HOW is a meditation on the word in terms of its use – simultaneously – as a question and as a statement. 

HOW followed WHY in my process, in painting, of exploring the materialization of words in their conceptual dimension. This wasn’t exactly my plan, but I do think a good “how” is much easier and potentially more pleasurable if it follows a good “why.” If I’m being even more honest, painting HOW was the much needed break that I mentioned in the description of the WHY painting on this website. I took the opportunity to deeply explore the hows of painting – the layering of colours, the interweaving of circles, patterns, and forms to create and dissolve figures and grounds – while repeatedly moving from order to chaos and back again. I often wondered if I would be able to pull this image together. 

Thematically speaking, I am continuing to envision the climate crisis and the greater unpredictability of the weather. A primary motif ended up being clouds, not only because of their usefulness as things to project onto, but more vitally because the clouds in Bremen are probably one of the most beautiful things this city has to offer.

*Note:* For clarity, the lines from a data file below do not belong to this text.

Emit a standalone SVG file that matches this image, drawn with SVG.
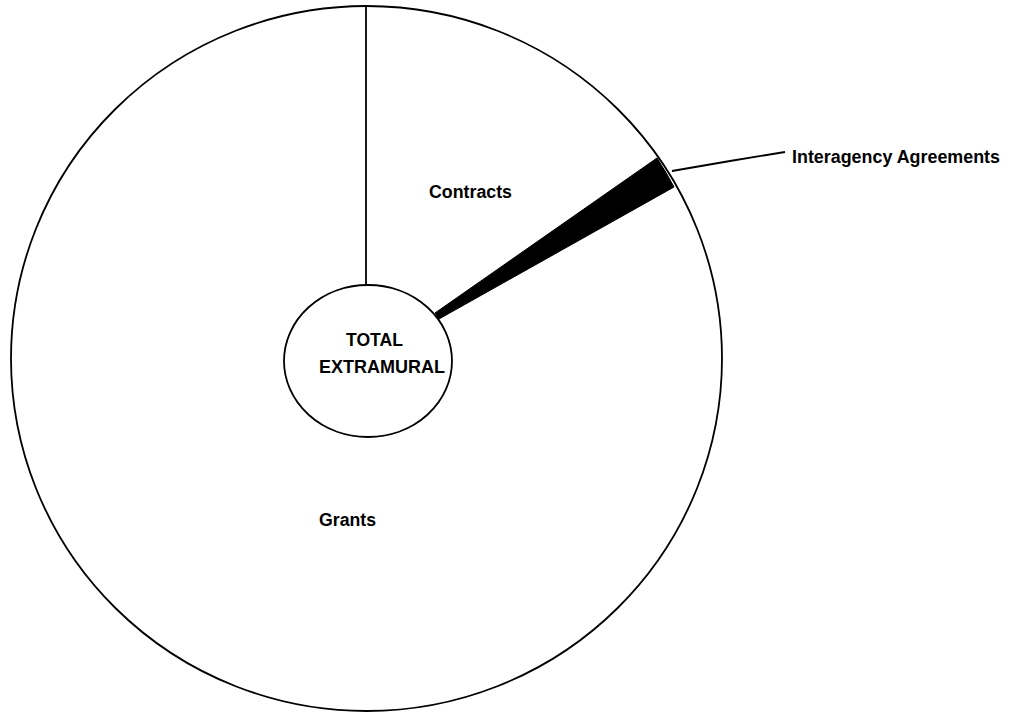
<svg xmlns="http://www.w3.org/2000/svg" width="1017" height="713" viewBox="0 0 1017 713">
<style>
.ln{fill:none;stroke:#000;stroke-width:1.8}
.t{font-family:"Liberation Sans",Arial,sans-serif;font-weight:bold;font-size:18px;fill:#000}
</style>
<rect width="1017" height="713" fill="#fff"/>
<g id="pie">
<ellipse class="ln" cx="366.5" cy="358.5" rx="355.5" ry="352.5"/>
</g>
<g id="connectors">
<line class="ln" x1="366" y1="6" x2="366" y2="286"/>
<path d="M435,313 L657,158 A355.5,352.5 0 0 1 674,187 L439,319 Z" fill="#000" stroke="#000" stroke-width="1"/>
<polyline class="ln" points="672,171 730,161 785,152"/>
</g>
<g id="center">
<ellipse class="ln" cx="368" cy="361" rx="84" ry="76" fill="#fff"/>
<text class="t" x="346" y="346" textLength="57" lengthAdjust="spacingAndGlyphs">TOTAL</text>
<text class="t" x="319" y="373" textLength="126" lengthAdjust="spacingAndGlyphs">EXTRAMURAL</text>
</g>
<g id="contracts"><text class="t" x="429" y="198" textLength="83" lengthAdjust="spacingAndGlyphs">Contracts</text></g>
<g id="grants"><text class="t" x="319" y="526" textLength="57" lengthAdjust="spacingAndGlyphs">Grants</text></g>
<g id="interagency"><text class="t" x="792" y="163" textLength="208" lengthAdjust="spacingAndGlyphs">Interagency Agreements</text></g>
</svg>
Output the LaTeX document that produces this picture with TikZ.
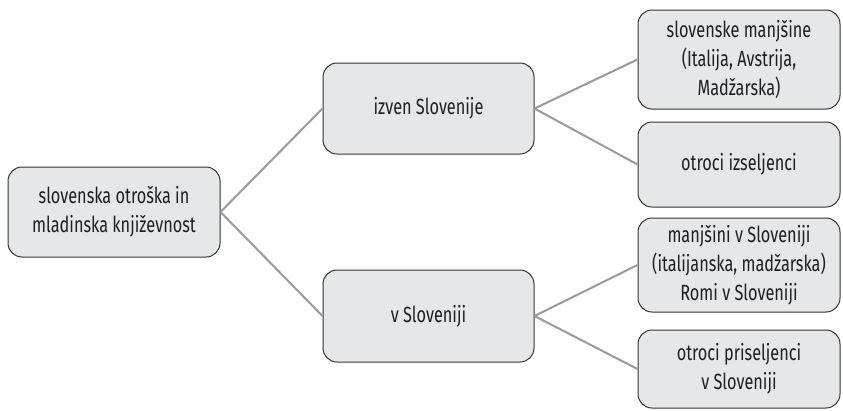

If I were to try to say something about the “how” in my work: I associate the act of seeing with writing and the act of looking with reading. I struggle to remember singular facts; in order to retain something, I prefer to enter it into a pattern. When I cast my gaze beyond my arm’s length, I see a world of incredibly complex, interweaving systems and patterns. Some are visible, but most are invisible. They are sensed or known through hearing, smelling, touching, and thinking. Or it’s a matter of spending time with things to understand how they operate. Some patterns I see have been captured and described by other means of abstraction such as those preferred by the natural sciences. And then there’s all the data flying about our heads that is continually being sucked up by smartphones, and straight into peoples’ eyes. This kind of sensory density is what I find sublime – indescribably beautiful and horrific in equal measure.